Source code of charts:
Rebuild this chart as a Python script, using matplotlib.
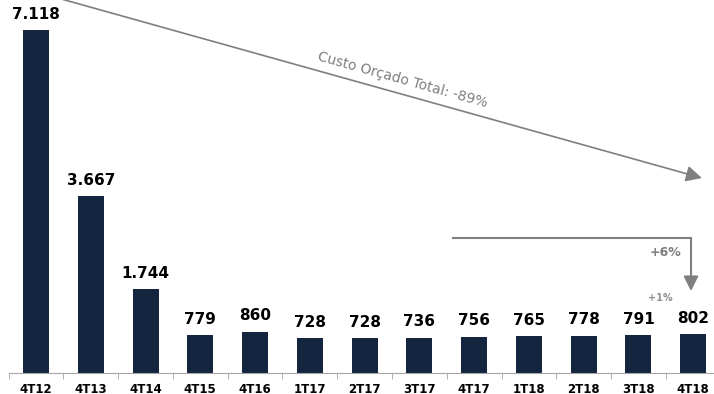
import matplotlib.pyplot as plt

# dados do grafico
periods = ["4T12", "4T13", "4T14", "4T15", "4T16", "1T17", "2T17", "3T17",
           "4T17", "1T18", "2T18", "3T18", "4T18"]
custo = [7118, 3667, 1744, 779, 860, 728, 728, 736, 756, 765, 778, 791, 802]

navy = "#14253f"
grey = "#7f7f7f"

fig = plt.figure(figsize=(7.14, 3.94), dpi=100)
ax = fig.add_axes([8.6 / 714, 21 / 394, 705.4 / 714, 373 / 394])

x = list(range(len(periods)))
bars = ax.bar(x, custo, width=0.475, color=navy)

# rotulos de valor
for xi, v in zip(x, custo):
    lbl = f"{v:,}".replace(",", ".")
    ax.annotate(lbl, (xi, v), xytext=(0, 6), textcoords="offset points",
                ha="center", va="bottom", fontsize=11, fontweight="bold")

for s in ["top", "right", "left"]:
    ax.spines[s].set_visible(False)
ax.spines["bottom"].set_color("#a6a6a6")
ax.set_yticks([])
ax.set_xticks(x)
ax.set_xticklabels(periods, fontsize=8.5, fontweight="bold")
ax.tick_params(axis="x", which="major", length=0, pad=7.5)
ax.set_xticks([i - 0.5 for i in x], minor=True)
ax.tick_params(axis="x", which="minor", length=4, color="#a6a6a6")

# limites depois dos ticks (set_xticks expande a vista)
ax.set_xlim(-0.5, 12.38)
ax.set_ylim(0, 7741)

# seta custo total
ax.annotate("", xy=(12.16, 4046), xytext=(0.2, 7845),
            arrowprops=dict(arrowstyle="-|>", color=grey, lw=1.2,
                            mutation_scale=24, shrinkA=0, shrinkB=0),
            annotation_clip=False)
ax.text(6.70, 6080, "Custo Orçado Total: -89%", rotation=-15.6,
        ha="center", va="center", fontsize=10, color=grey,
        rotation_mode="anchor")

# seta 4T17 -> 4T18
ax.plot([7.62, 11.96], [2801, 2801], color=grey, lw=1.5, clip_on=False)
ax.annotate("", xy=(11.96, 1701), xytext=(11.96, 2801),
            arrowprops=dict(arrowstyle="-|>", color=grey, lw=1.5,
                            mutation_scale=22, shrinkA=0, shrinkB=0),
            annotation_clip=False)
ax.text(11.49, 2511, "+6%", ha="center", va="center", fontsize=9,
        fontweight="bold", color=grey)
ax.text(11.40, 1556, "+1%", ha="center", va="center", fontsize=7,
        fontweight="bold", color="#909090")

fig.savefig("out.png", dpi=100)
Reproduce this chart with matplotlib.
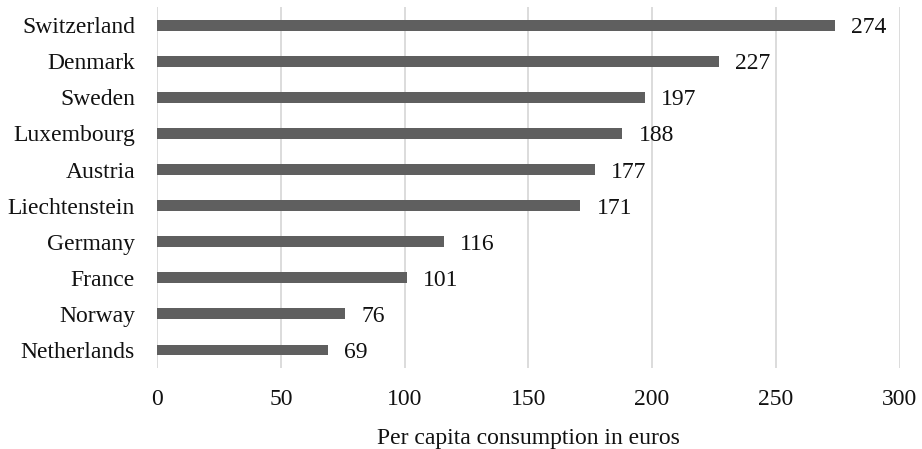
import matplotlib
matplotlib.use("Agg")
import matplotlib.pyplot as plt

countries = ["Switzerland", "Denmark", "Sweden", "Luxembourg", "Austria",
             "Liechtenstein", "Germany", "France", "Norway", "Netherlands"]
consumption = [274, 227, 197, 188, 177, 171, 116, 101, 76, 69]
x_ticks = [0, 50, 100, 150, 200, 250, 300]

plt.rcParams["font.family"] = ["Liberation Serif", "DejaVu Serif"]
FS = 17

fig = plt.figure(figsize=(9.22, 4.49), dpi=100)
ax = fig.add_axes([0.1706, 0.1804, 0.805, 0.8036])

pos = list(range(len(countries)))
ax.barh(pos, consumption, height=0.3, color="#5f5f5f", zorder=3)

for y, v in zip(pos, consumption):
    ax.text(v + 6.5, y, f"{v}", va="center_baseline", ha="left", fontsize=FS,
            color="#111111")

ax.set_ylim(len(countries) - 0.5, -0.5)
ax.set_xlim(0, 300)
ax.set_yticks(pos)
ax.set_yticklabels(countries, fontsize=FS)
ax.set_xticks(x_ticks)
ax.set_xticklabels([str(t) for t in x_ticks], fontsize=FS)
ax.tick_params(axis="both", length=0, colors="#111111")
ax.tick_params(axis="y", pad=16)
ax.tick_params(axis="x", pad=15)

ax.xaxis.grid(True, color="#d9d9d9", linewidth=1.3, zorder=0)
ax.yaxis.grid(False)
for s in ax.spines.values():
    s.set_visible(False)

ax.set_xlabel("Per capita consumption in euros", fontsize=FS, labelpad=13,
              color="#111111")

fig.savefig("out.png", dpi=100)
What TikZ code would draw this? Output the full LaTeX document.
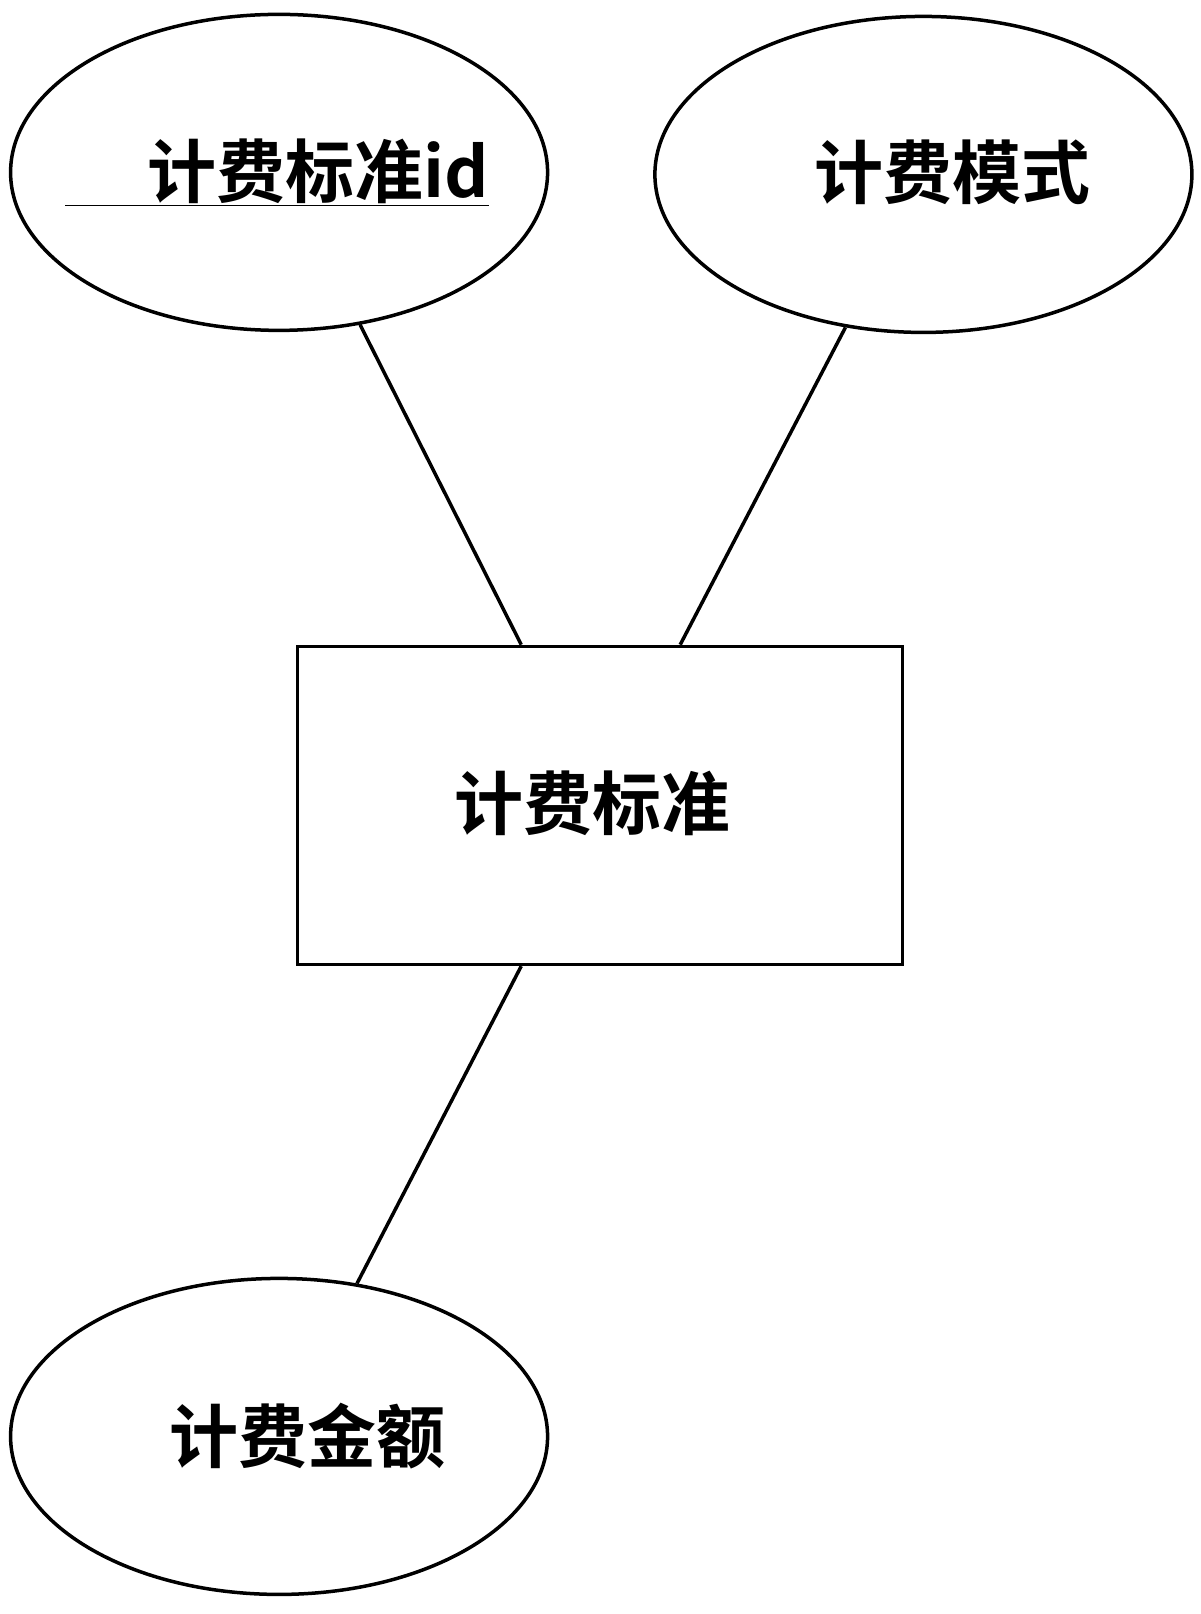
\documentclass[tikz,border=0pt]{standalone}
\usepackage{fontspec}
\newfontfamily\cjk{Noto Sans CJK SC Bold}
\usetikzlibrary{shapes.geometric}
\begin{document}
\begin{tikzpicture}[x=1.026pt,y=-1.026pt,
  attr/.style={ellipse,draw,line width=3.5pt,minimum width=537pt,minimum height=316pt,inner sep=0pt},
  ent/.style={rectangle,draw,line width=3.5pt,minimum width=605pt,minimum height=318pt},
  txt/.style={font=\cjk\fontsize{69}{72}\selectfont},
  link/.style={line width=3.5pt}]
\useasboundingbox (0,0) rectangle (1169.6,1573.1);
\node[attr] (e1) at (272,168) {};
\node[txt,anchor=west] (t1) at (60,168) {\underline{\hspace{82pt}计费标准id}};
\node[attr] (e2) at (900,170) {};
\node[txt,anchor=west] (t2) at (790,168) {计费模式};
\node[ent] (r) at (585,785) {};
\node[txt,anchor=west] (t3) at (440,783) {计费标准};
\node[attr] (e3) at (272,1400) {};
\node[txt,anchor=west] (t4) at (162,1400) {计费金额};
\draw[link] (e1.-62.8) -- ([xshift=-79pt]r.north);
\draw[link] (e2.-117.5) -- ([xshift=80pt]r.north);
\draw[link] ([xshift=-79pt]r.south) -- (e3.63);
\end{tikzpicture}
\end{document}
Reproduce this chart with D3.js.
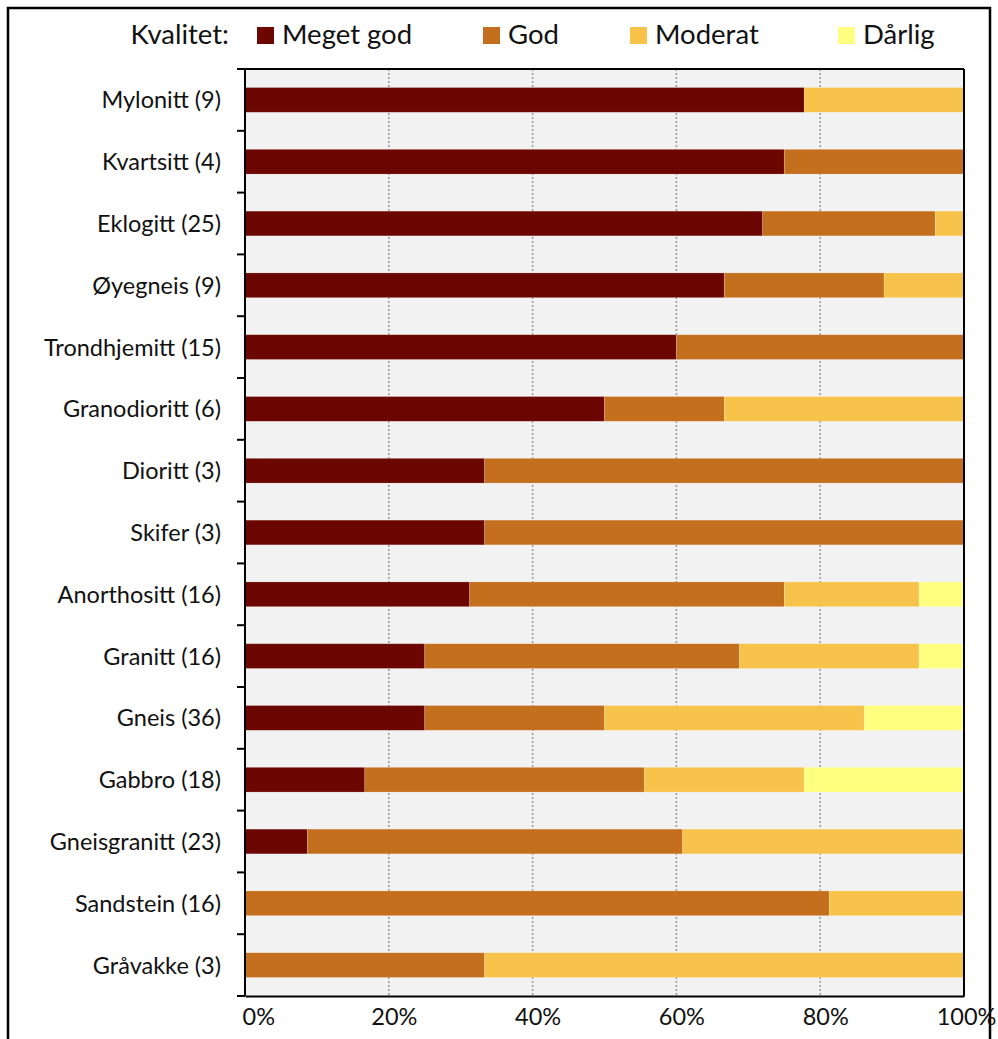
<html>
<head>
  <script src="https://d3js.org/d3.v7.min.js"></script>
  <style>
    body { margin: 0; background: white; }
    text { font-family: Lato, "Open Sans", sans-serif; fill: #111; }
  </style>
</head>
<body>
  <svg width="998" height="1039" id="chart"></svg>
  <script>
    // rock types with number of samples in brackets
    const rocks = ["Mylonitt (9)", "Kvartsitt (4)", "Eklogitt (25)", "Øyegneis (9)", "Trondhjemitt (15)",
      "Granodioritt (6)", "Dioritt (3)", "Skifer (3)", "Anorthositt (16)", "Granitt (16)", "Gneis (36)",
      "Gabbro (18)", "Gneisgranitt (23)", "Sandstein (16)", "Gråvakke (3)"];
    const kvaliteter = ["Meget god", "God", "Moderat", "Dårlig"];
    const farger = ["#6b0700", "#c46f1e", "#f7c34b", "#ffff80"];

    // sample counts per quality class
    const megetGod = [7, 3, 18, 6, 9, 3, 1, 1, 5, 4, 9, 3, 2, 0, 0];
    const god = [0, 1, 6, 2, 6, 1, 2, 2, 7, 7, 9, 7, 12, 13, 1];
    const moderat = [2, 0, 1, 1, 0, 2, 0, 0, 3, 4, 13, 4, 9, 3, 2];
    const darlig = [0, 0, 0, 0, 0, 0, 0, 0, 1, 1, 5, 4, 0, 0, 0];

    const xTicks = [0, 0.2, 0.4, 0.6, 0.8, 1];

    const rows = rocks.map((r, i) => ({
      rock: r, "Meget god": megetGod[i], "God": god[i], "Moderat": moderat[i], "Dårlig": darlig[i]
    }));

    const svg = d3.select("#chart");
    const pLeft = 245, pRight = 964, pTop = 69, pBottom = 996;

    // outer frame
    svg.append("rect")
      .attr("x", 8).attr("y", 8).attr("width", 982).attr("height", 1060)
      .attr("fill", "none").attr("stroke", "black").attr("stroke-width", 2.5);

    const x = d3.scaleLinear().domain([0, 1]).range([pLeft, pRight]);
    const y = d3.scaleBand().domain(rocks).range([pTop, pBottom]).paddingInner(0.6).paddingOuter(0.3);
    const yEdges = d3.scaleLinear().domain([0, rocks.length]).range([pTop, pBottom]);

    // plot background
    svg.append("rect")
      .attr("x", pLeft).attr("y", pTop).attr("width", pRight - pLeft).attr("height", pBottom - pTop)
      .attr("fill", "#f2f2f2");

    // dotted gridlines
    svg.selectAll(".grid")
      .data(xTicks.slice(1, -1))
      .join("line")
      .attr("x1", d => x(d)).attr("x2", d => x(d))
      .attr("y1", pTop).attr("y2", pBottom)
      .attr("stroke", "#999").attr("stroke-width", 1.5).attr("stroke-dasharray", "2,2");

    const stack = d3.stack().keys(kvaliteter).offset(d3.stackOffsetExpand);
    const series = stack(rows);

    svg.append("g").selectAll("g")
      .data(series)
      .join("g")
      .attr("fill", (d, i) => farger[i])
      .selectAll("rect")
      .data(d => d)
      .join("rect")
      .attr("x", d => x(d[0]))
      .attr("y", d => y(d.data.rock))
      .attr("width", d => x(d[1]) - x(d[0]))
      .attr("height", y.bandwidth())
      .attr("stroke", "white").attr("stroke-opacity", 0.3).attr("stroke-width", 0.6);

    // frame of plot area
    svg.append("line").attr("x1", 237).attr("x2", pRight).attr("y1", pTop).attr("y2", pTop)
      .attr("stroke", "black").attr("stroke-width", 2);
    svg.append("line").attr("x1", pRight).attr("x2", pRight).attr("y1", pTop).attr("y2", pBottom)
      .attr("stroke", "black").attr("stroke-width", 2);

    // left axis: ticks at band edges
    const leftAxis = svg.append("g");
    leftAxis.append("line").attr("x1", pLeft).attr("x2", pLeft).attr("y1", pTop).attr("y2", pBottom)
      .attr("stroke", "black").attr("stroke-width", 2);
    leftAxis.selectAll(".tk")
      .data(d3.range(rocks.length + 1))
      .join("line")
      .attr("x1", 237).attr("x2", pLeft)
      .attr("y1", d => yEdges(d)).attr("y2", d => yEdges(d))
      .attr("stroke", "black").attr("stroke-width", 2);
    leftAxis.selectAll(".lbl")
      .data(rocks)
      .join("text")
      .attr("x", 221)
      .attr("y", d => y(d) + y.bandwidth() / 2)
      .attr("dy", "0.36em")
      .attr("text-anchor", "end")
      .style("font-size", "23.5px")
      .text(d => d);

    // bottom axis
    const bottomAxis = d3.axisBottom(x).tickValues(xTicks).tickFormat(d3.format(".0%")).tickSize(0);
    const gx = svg.append("g")
      .attr("transform", `translate(0,${pBottom})`)
      .call(bottomAxis);
    gx.select(".domain").attr("stroke", "black").attr("stroke-width", 2);
    gx.selectAll("text").style("font-size", "23.5px").attr("font-family", null)
      .attr("y", 29).attr("dy", 0).attr("dx", 5);
    gx.selectAll(".tick").filter(d => d === 0).select("text").attr("text-anchor", "start").attr("dx", -3);
    gx.selectAll(".tick").filter(d => d === 1).select("text").attr("dx", 2);

    // legend
    const legend = svg.append("g");
    legend.append("text").attr("x", 229).attr("y", 44).attr("text-anchor", "end")
      .style("font-size", "27.5px").text("Kvalitet:");
    const legendX = [257, 483, 630, 838];
    kvaliteter.forEach((k, i) => {
      legend.append("rect").attr("x", legendX[i]).attr("y", 27).attr("width", 17).attr("height", 17)
        .attr("fill", farger[i]);
      legend.append("text").attr("x", legendX[i] + 25).attr("y", 44)
        .style("font-size", "27.5px").text(k);
    });
  </script>
</body>
</html>
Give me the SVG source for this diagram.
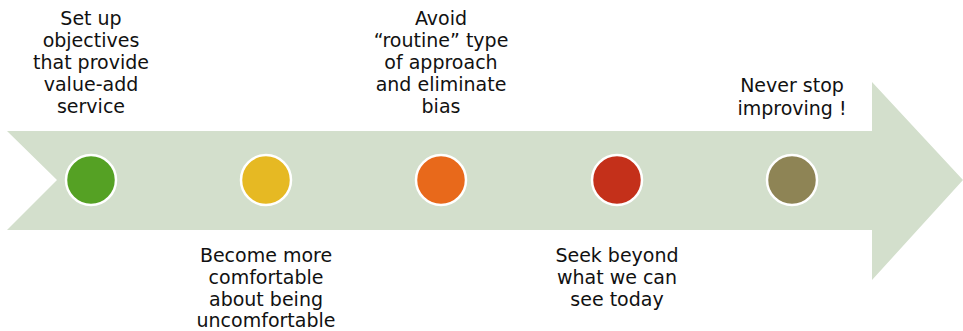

* [BRIEF]
Begin at the first line of the material and copy each line exactly through the one containing "bars = ax.bar(x, custo, width=0.475, color=navy)". Omit pictures.

* [EXERCISE ANSWER]
Rebuild this chart as a Python script, using matplotlib.
import matplotlib.pyplot as plt

# dados do grafico
periods = ["4T12", "4T13", "4T14", "4T15", "4T16", "1T17", "2T17", "3T17",
           "4T17", "1T18", "2T18", "3T18", "4T18"]
custo = [7118, 3667, 1744, 779, 860, 728, 728, 736, 756, 765, 778, 791, 802]

navy = "#14253f"
grey = "#7f7f7f"

fig = plt.figure(figsize=(7.14, 3.94), dpi=100)
ax = fig.add_axes([8.6 / 714, 21 / 394, 705.4 / 714, 373 / 394])

x = list(range(len(periods)))
bars = ax.bar(x, custo, width=0.475, color=navy)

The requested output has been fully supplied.